Transcribe all of the data exactly. Omit the pictures.
* begin Source data *
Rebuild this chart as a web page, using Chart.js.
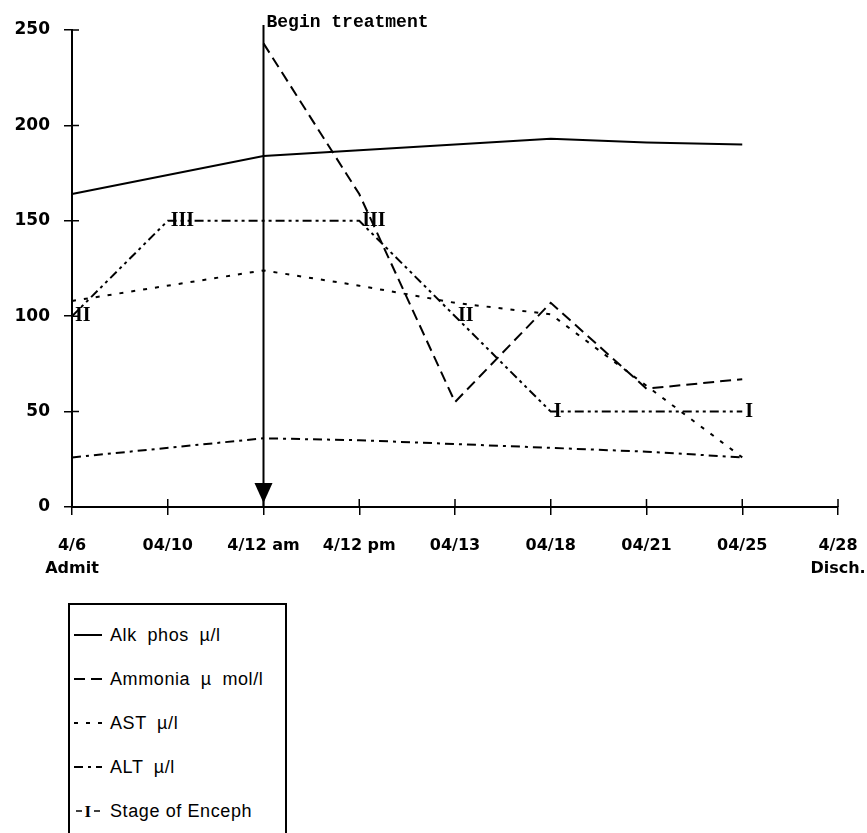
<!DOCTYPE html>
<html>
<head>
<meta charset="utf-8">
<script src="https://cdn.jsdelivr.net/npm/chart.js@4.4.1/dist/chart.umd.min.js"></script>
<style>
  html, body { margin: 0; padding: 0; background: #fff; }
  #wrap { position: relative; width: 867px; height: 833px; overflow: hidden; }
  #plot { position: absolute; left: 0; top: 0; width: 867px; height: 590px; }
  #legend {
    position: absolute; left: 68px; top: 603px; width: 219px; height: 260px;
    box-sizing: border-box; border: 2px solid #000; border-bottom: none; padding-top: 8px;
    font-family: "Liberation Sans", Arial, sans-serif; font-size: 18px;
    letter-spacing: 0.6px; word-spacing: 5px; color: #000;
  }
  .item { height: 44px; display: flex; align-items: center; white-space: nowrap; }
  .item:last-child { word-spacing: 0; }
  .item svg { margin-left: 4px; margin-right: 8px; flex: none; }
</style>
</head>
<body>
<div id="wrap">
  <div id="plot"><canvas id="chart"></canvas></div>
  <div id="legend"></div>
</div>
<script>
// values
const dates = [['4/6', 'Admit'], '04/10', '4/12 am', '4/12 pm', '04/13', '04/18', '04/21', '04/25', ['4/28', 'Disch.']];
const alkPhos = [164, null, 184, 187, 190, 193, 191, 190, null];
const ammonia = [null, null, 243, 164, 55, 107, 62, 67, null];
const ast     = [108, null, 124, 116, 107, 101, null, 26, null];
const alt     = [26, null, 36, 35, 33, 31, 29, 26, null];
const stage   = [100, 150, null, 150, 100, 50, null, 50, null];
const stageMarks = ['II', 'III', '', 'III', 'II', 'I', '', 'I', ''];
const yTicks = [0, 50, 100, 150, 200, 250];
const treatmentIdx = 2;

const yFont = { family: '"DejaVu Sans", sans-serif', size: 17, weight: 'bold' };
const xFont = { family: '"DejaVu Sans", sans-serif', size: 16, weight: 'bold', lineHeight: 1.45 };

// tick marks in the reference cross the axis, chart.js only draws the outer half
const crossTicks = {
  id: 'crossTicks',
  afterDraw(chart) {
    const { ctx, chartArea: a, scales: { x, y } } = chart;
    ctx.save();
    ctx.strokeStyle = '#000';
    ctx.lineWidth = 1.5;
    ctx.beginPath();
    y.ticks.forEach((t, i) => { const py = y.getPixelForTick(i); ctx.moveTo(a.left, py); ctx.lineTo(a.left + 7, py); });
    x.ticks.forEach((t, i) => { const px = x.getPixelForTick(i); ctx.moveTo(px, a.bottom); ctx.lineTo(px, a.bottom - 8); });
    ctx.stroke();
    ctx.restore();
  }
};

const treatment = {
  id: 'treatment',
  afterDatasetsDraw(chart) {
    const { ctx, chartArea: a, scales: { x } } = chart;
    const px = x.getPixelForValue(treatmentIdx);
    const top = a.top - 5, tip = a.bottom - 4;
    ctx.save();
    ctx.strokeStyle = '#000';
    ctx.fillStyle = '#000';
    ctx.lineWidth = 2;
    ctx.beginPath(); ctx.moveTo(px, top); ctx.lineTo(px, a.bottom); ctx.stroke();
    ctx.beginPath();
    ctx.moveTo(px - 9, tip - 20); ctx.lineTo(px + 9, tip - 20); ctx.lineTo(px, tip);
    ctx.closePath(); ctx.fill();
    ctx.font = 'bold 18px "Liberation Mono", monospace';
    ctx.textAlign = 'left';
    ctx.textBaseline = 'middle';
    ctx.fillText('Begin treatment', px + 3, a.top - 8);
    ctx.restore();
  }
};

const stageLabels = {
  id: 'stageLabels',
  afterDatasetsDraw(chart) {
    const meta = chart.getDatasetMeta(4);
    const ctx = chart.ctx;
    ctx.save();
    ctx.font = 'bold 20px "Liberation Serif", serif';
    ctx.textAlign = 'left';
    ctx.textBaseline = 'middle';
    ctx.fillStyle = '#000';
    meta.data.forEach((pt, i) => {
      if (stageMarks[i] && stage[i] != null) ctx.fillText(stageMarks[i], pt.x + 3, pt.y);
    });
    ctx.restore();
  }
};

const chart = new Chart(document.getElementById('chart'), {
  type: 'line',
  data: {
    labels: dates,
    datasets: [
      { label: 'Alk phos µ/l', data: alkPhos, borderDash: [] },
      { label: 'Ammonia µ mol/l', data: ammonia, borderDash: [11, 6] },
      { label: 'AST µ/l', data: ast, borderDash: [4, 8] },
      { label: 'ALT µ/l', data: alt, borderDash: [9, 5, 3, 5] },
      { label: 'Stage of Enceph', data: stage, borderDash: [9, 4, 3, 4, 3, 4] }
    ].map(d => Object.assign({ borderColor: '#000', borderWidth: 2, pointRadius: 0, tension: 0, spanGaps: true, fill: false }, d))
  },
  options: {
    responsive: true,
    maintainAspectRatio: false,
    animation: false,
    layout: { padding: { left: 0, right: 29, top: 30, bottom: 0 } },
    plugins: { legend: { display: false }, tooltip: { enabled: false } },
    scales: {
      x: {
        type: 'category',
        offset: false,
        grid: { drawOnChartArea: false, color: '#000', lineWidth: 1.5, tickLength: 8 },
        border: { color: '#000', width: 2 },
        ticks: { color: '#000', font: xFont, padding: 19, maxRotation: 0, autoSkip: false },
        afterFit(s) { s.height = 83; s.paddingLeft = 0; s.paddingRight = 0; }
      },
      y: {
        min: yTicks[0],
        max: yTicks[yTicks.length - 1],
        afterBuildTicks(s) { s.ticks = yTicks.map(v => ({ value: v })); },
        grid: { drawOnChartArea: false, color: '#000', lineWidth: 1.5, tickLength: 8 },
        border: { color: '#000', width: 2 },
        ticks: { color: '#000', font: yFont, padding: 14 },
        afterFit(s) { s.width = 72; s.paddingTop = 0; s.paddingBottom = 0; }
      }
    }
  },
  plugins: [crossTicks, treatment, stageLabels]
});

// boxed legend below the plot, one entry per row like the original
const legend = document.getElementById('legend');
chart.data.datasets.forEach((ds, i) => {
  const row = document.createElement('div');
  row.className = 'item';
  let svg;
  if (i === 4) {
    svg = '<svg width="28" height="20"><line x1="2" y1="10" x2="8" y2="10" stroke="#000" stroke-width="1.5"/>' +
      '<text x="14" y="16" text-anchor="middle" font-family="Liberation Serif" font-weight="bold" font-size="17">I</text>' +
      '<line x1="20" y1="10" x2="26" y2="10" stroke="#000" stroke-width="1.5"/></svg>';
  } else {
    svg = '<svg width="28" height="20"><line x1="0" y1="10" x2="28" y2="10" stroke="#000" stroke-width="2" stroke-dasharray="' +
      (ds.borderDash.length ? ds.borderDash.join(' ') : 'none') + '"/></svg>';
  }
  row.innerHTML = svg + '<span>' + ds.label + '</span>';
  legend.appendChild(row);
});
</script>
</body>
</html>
* end Source data *
◆ The answer:
Rebuild this chart as a web page, using Chart.js.
<!DOCTYPE html>
<html>
<head>
<meta charset="utf-8">
<script src="https://cdn.jsdelivr.net/npm/chart.js@4.4.1/dist/chart.umd.min.js"></script>
<style>
  html, body { margin: 0; padding: 0; background: #fff; }
  #wrap { position: relative; width: 867px; height: 833px; overflow: hidden; }
  #plot { position: absolute; left: 0; top: 0; width: 867px; height: 590px; }
  #legend {
    position: absolute; left: 68px; top: 603px; width: 219px; height: 260px;
    box-sizing: border-box; border: 2px solid #000; border-bottom: none; padding-top: 8px;
    font-family: "Liberation Sans", Arial, sans-serif; font-size: 18px;
    letter-spacing: 0.6px; word-spacing: 5px; color: #000;
  }
  .item { height: 44px; display: flex; align-items: center; white-space: nowrap; }
  .item:last-child { word-spacing: 0; }
  .item svg { margin-left: 4px; margin-right: 8px; flex: none; }
</style>
</head>
<body>
<div id="wrap">
  <div id="plot"><canvas id="chart"></canvas></div>
  <div id="legend"></div>
</div>
<script>
// values
const dates = [['4/6', 'Admit'], '04/10', '4/12 am', '4/12 pm', '04/13', '04/18', '04/21', '04/25', ['4/28', 'Disch.']];
const alkPhos = [164, null, 184, 187, 190, 193, 191, 190, null];
const ammonia = [null, null, 243, 164, 55, 107, 62, 67, null];
const ast     = [108, null, 124, 116, 107, 101, null, 26, null];
const alt     = [26, null, 36, 35, 33, 31, 29, 26, null];
const stage   = [100, 150, null, 150, 100, 50, null, 50, null];
const stageMarks = ['II', 'III', '', 'III', 'II', 'I', '', 'I', ''];
const yTicks = [0, 50, 100, 150, 200, 250];
const treatmentIdx = 2;

const yFont = { family: '"DejaVu Sans", sans-serif', size: 17, weight: 'bold' };
const xFont = { family: '"DejaVu Sans", sans-serif', size: 16, weight: 'bold', lineHeight: 1.45 };

// tick marks in the reference cross the axis, chart.js only draws the outer half
const crossTicks = {
  id: 'crossTicks',
  afterDraw(chart) {
    const { ctx, chartArea: a, scales: { x, y } } = chart;
    ctx.save();
    ctx.strokeStyle = '#000';
    ctx.lineWidth = 1.5;
    ctx.beginPath();
    y.ticks.forEach((t, i) => { const py = y.getPixelForTick(i); ctx.moveTo(a.left, py); ctx.lineTo(a.left + 7, py); });
    x.ticks.forEach((t, i) => { const px = x.getPixelForTick(i); ctx.moveTo(px, a.bottom); ctx.lineTo(px, a.bottom - 8); });
    ctx.stroke();
    ctx.restore();
  }
};

const treatment = {
  id: 'treatment',
  afterDatasetsDraw(chart) {
    const { ctx, chartArea: a, scales: { x } } = chart;
    const px = x.getPixelForValue(treatmentIdx);
    const top = a.top - 5, tip = a.bottom - 4;
    ctx.save();
    ctx.strokeStyle = '#000';
    ctx.fillStyle = '#000';
    ctx.lineWidth = 2;
    ctx.beginPath(); ctx.moveTo(px, top); ctx.lineTo(px, a.bottom); ctx.stroke();
    ctx.beginPath();
    ctx.moveTo(px - 9, tip - 20); ctx.lineTo(px + 9, tip - 20); ctx.lineTo(px, tip);
    ctx.closePath(); ctx.fill();
    ctx.font = 'bold 18px "Liberation Mono", monospace';
    ctx.textAlign = 'left';
    ctx.textBaseline = 'middle';
    ctx.fillText('Begin treatment', px + 3, a.top - 8);
    ctx.restore();
  }
};

const stageLabels = {
  id: 'stageLabels',
  afterDatasetsDraw(chart) {
    const meta = chart.getDatasetMeta(4);
    const ctx = chart.ctx;
    ctx.save();
    ctx.font = 'bold 20px "Liberation Serif", serif';
    ctx.textAlign = 'left';
    ctx.textBaseline = 'middle';
    ctx.fillStyle = '#000';
    meta.data.forEach((pt, i) => {
      if (stageMarks[i] && stage[i] != null) ctx.fillText(stageMarks[i], pt.x + 3, pt.y);
    });
    ctx.restore();
  }
};

const chart = new Chart(document.getElementById('chart'), {
  type: 'line',
  data: {
    labels: dates,
    datasets: [
      { label: 'Alk phos µ/l', data: alkPhos, borderDash: [] },
      { label: 'Ammonia µ mol/l', data: ammonia, borderDash: [11, 6] },
      { label: 'AST µ/l', data: ast, borderDash: [4, 8] },
      { label: 'ALT µ/l', data: alt, borderDash: [9, 5, 3, 5] },
      { label: 'Stage of Enceph', data: stage, borderDash: [9, 4, 3, 4, 3, 4] }
    ].map(d => Object.assign({ borderColor: '#000', borderWidth: 2, pointRadius: 0, tension: 0, spanGaps: true, fill: false }, d))
  },
  options: {
    responsive: true,
    maintainAspectRatio: false,
    animation: false,
    layout: { padding: { left: 0, right: 29, top: 30, bottom: 0 } },
    plugins: { legend: { display: false }, tooltip: { enabled: false } },
    scales: {
      x: {
        type: 'category',
        offset: false,
        grid: { drawOnChartArea: false, color: '#000', lineWidth: 1.5, tickLength: 8 },
        border: { color: '#000', width: 2 },
        ticks: { color: '#000', font: xFont, padding: 19, maxRotation: 0, autoSkip: false },
        afterFit(s) { s.height = 83; s.paddingLeft = 0; s.paddingRight = 0; }
      },
      y: {
        min: yTicks[0],
        max: yTicks[yTicks.length - 1],
        afterBuildTicks(s) { s.ticks = yTicks.map(v => ({ value: v })); },
        grid: { drawOnChartArea: false, color: '#000', lineWidth: 1.5, tickLength: 8 },
        border: { color: '#000', width: 2 },
        ticks: { color: '#000', font: yFont, padding: 14 },
        afterFit(s) { s.width = 72; s.paddingTop = 0; s.paddingBottom = 0; }
      }
    }
  },
  plugins: [crossTicks, treatment, stageLabels]
});

// boxed legend below the plot, one entry per row like the original
const legend = document.getElementById('legend');
chart.data.datasets.forEach((ds, i) => {
  const row = document.createElement('div');
  row.className = 'item';
  let svg;
  if (i === 4) {
    svg = '<svg width="28" height="20"><line x1="2" y1="10" x2="8" y2="10" stroke="#000" stroke-width="1.5"/>' +
      '<text x="14" y="16" text-anchor="middle" font-family="Liberation Serif" font-weight="bold" font-size="17">I</text>' +
      '<line x1="20" y1="10" x2="26" y2="10" stroke="#000" stroke-width="1.5"/></svg>';
  } else {
    svg = '<svg width="28" height="20"><line x1="0" y1="10" x2="28" y2="10" stroke="#000" stroke-width="2" stroke-dasharray="' +
      (ds.borderDash.length ? ds.borderDash.join(' ') : 'none') + '"/></svg>';
  }
  row.innerHTML = svg + '<span>' + ds.label + '</span>';
  legend.appendChild(row);
});
</script>
</body>
</html>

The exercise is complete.